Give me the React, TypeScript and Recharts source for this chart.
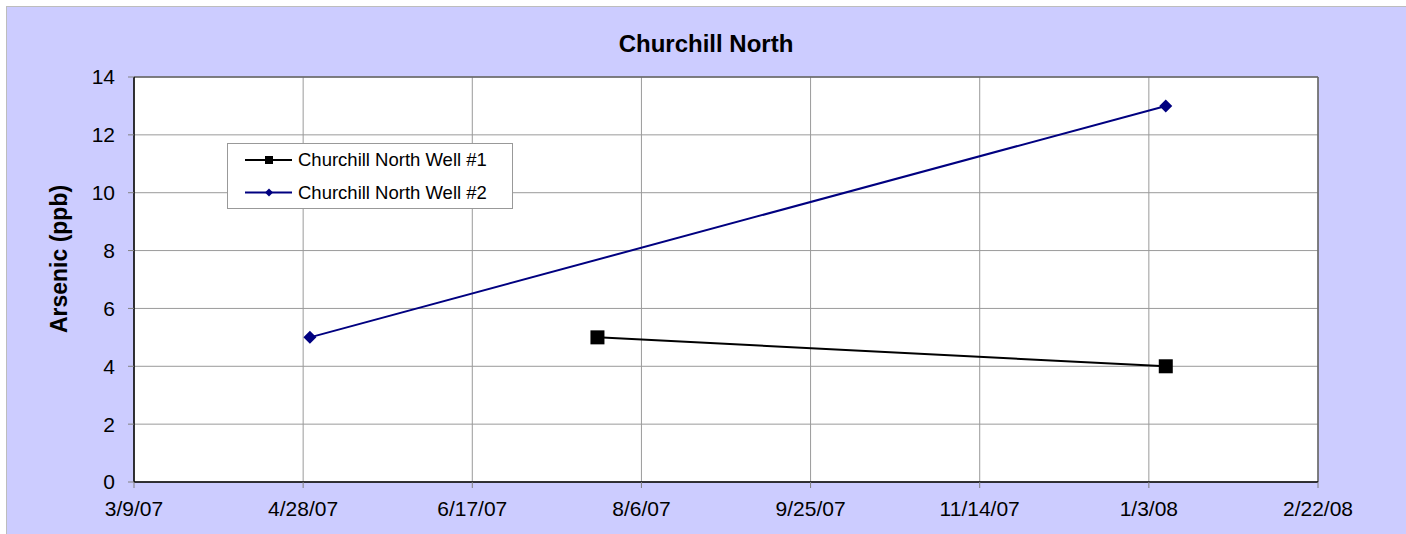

# # # # # # #

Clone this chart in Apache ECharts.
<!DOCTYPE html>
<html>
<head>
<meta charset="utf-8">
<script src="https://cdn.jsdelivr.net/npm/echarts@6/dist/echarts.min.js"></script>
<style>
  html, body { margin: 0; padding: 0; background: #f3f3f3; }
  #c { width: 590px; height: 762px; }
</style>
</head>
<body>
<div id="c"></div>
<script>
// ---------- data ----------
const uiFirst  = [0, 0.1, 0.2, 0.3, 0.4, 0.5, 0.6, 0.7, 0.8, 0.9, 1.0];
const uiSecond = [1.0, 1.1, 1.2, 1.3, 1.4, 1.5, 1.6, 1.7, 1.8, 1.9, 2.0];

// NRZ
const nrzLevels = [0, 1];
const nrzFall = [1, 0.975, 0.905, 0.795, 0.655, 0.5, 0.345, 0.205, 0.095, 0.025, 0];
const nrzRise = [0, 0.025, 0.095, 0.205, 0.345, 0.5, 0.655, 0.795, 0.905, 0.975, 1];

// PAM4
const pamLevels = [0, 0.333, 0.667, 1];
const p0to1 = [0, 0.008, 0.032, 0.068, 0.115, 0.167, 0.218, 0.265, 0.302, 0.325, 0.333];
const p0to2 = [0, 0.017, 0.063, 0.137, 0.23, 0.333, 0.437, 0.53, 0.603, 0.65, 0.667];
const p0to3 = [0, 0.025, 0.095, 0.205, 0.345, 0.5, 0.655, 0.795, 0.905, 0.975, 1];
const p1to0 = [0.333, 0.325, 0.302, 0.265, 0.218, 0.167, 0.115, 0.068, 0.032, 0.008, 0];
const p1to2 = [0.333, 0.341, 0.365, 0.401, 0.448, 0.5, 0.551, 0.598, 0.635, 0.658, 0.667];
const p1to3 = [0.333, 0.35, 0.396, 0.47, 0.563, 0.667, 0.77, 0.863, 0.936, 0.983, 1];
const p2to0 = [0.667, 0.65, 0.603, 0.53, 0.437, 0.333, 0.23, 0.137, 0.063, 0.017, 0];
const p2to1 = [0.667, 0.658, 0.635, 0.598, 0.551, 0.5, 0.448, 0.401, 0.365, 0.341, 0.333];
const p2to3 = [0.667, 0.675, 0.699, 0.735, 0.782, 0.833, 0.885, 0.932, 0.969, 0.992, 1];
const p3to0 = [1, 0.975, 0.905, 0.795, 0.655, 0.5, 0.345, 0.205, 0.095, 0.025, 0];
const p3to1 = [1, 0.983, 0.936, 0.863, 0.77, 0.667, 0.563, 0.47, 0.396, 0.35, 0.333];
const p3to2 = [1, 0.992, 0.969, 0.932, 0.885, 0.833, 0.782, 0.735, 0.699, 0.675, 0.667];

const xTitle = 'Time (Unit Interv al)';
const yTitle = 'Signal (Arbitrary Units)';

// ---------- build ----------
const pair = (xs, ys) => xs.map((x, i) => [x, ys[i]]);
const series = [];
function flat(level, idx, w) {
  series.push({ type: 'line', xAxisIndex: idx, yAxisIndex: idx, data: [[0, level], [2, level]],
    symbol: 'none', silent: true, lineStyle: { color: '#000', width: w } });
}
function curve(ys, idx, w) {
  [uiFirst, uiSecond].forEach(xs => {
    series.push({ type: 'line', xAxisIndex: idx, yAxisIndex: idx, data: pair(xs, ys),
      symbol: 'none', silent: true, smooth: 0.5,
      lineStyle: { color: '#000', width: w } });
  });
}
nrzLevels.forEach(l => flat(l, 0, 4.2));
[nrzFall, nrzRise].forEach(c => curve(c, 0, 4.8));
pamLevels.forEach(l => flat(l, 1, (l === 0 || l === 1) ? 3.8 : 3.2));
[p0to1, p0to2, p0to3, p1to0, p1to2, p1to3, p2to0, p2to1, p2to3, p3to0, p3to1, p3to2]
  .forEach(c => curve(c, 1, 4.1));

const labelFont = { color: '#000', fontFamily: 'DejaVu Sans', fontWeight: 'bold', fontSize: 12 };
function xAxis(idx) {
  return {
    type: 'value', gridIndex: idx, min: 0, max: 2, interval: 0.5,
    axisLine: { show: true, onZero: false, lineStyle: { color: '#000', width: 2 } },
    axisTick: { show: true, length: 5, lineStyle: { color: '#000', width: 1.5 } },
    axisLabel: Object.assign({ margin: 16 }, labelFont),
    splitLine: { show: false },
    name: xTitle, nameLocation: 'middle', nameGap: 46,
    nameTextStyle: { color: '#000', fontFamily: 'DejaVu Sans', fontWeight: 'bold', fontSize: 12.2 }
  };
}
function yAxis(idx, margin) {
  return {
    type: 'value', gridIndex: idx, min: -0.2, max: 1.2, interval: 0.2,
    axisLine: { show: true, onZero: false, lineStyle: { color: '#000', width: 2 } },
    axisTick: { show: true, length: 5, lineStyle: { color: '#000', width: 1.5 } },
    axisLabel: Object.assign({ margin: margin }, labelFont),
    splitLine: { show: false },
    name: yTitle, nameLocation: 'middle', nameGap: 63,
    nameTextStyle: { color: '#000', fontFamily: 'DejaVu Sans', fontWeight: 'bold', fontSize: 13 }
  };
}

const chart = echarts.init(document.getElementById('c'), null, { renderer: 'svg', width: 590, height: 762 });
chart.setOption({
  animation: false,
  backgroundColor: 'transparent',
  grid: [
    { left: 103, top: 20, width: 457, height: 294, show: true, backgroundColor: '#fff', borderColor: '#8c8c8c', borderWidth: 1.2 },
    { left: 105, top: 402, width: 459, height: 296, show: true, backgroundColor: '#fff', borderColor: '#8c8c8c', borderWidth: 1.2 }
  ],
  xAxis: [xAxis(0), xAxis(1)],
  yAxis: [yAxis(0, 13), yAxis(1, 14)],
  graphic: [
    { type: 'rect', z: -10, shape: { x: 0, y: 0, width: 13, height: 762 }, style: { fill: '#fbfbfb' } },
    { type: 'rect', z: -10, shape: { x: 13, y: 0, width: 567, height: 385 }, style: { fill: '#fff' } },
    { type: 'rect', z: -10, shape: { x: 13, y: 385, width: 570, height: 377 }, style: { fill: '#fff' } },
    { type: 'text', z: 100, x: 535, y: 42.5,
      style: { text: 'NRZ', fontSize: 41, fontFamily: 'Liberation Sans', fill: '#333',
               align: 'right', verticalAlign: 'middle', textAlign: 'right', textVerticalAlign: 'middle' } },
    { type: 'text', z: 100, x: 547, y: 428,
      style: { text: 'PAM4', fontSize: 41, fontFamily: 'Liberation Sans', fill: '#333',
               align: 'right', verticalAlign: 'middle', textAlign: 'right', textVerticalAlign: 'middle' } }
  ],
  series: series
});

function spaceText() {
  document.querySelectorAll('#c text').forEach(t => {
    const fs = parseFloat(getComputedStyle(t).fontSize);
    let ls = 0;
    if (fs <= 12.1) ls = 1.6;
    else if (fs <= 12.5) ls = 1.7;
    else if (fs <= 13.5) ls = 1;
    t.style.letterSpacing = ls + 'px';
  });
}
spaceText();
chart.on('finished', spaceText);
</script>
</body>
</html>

# # # # # # #

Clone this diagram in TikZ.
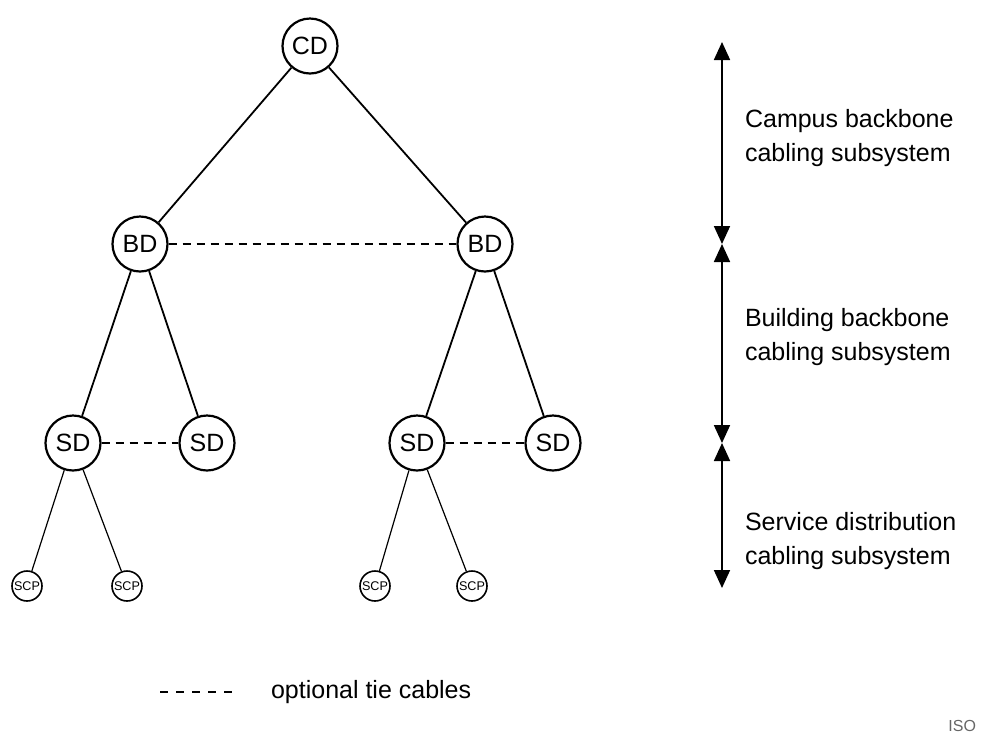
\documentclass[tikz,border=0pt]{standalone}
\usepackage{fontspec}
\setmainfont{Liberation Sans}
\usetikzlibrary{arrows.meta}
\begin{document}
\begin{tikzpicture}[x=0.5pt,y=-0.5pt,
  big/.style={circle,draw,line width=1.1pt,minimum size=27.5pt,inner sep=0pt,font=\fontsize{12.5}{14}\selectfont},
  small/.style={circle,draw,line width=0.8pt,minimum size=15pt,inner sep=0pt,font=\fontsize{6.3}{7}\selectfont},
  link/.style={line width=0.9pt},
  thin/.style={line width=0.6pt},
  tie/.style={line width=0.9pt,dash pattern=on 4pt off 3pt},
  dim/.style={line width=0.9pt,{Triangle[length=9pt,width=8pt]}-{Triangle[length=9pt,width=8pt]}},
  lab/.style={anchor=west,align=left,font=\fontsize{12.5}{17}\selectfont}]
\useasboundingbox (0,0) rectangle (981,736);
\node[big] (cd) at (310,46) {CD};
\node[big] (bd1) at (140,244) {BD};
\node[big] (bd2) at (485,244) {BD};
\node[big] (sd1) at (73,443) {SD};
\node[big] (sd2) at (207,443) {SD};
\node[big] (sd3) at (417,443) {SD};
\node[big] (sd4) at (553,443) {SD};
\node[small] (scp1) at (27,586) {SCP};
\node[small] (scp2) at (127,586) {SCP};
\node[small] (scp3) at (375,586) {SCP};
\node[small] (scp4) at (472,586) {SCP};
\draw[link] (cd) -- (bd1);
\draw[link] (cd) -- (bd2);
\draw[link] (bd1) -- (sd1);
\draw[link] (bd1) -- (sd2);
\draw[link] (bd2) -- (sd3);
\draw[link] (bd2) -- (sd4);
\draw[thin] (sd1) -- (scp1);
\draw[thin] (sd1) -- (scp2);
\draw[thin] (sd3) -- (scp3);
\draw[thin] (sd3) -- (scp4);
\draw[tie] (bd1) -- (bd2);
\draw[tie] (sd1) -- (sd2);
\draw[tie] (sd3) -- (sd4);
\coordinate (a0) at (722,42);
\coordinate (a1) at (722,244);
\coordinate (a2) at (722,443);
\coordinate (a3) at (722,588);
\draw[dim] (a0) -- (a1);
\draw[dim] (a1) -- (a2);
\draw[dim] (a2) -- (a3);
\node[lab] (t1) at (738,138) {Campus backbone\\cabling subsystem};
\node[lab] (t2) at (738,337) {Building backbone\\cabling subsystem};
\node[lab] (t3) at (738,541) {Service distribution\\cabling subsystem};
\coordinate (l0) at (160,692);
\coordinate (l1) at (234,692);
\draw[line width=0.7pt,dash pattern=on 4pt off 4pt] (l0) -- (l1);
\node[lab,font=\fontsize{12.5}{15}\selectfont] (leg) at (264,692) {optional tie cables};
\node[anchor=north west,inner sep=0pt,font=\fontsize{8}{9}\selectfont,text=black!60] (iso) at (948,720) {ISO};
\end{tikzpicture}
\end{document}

# # # # # # #

Exercise requirements:
Count every line of the records that holds the string "this". Write only the total.

Task solution:
3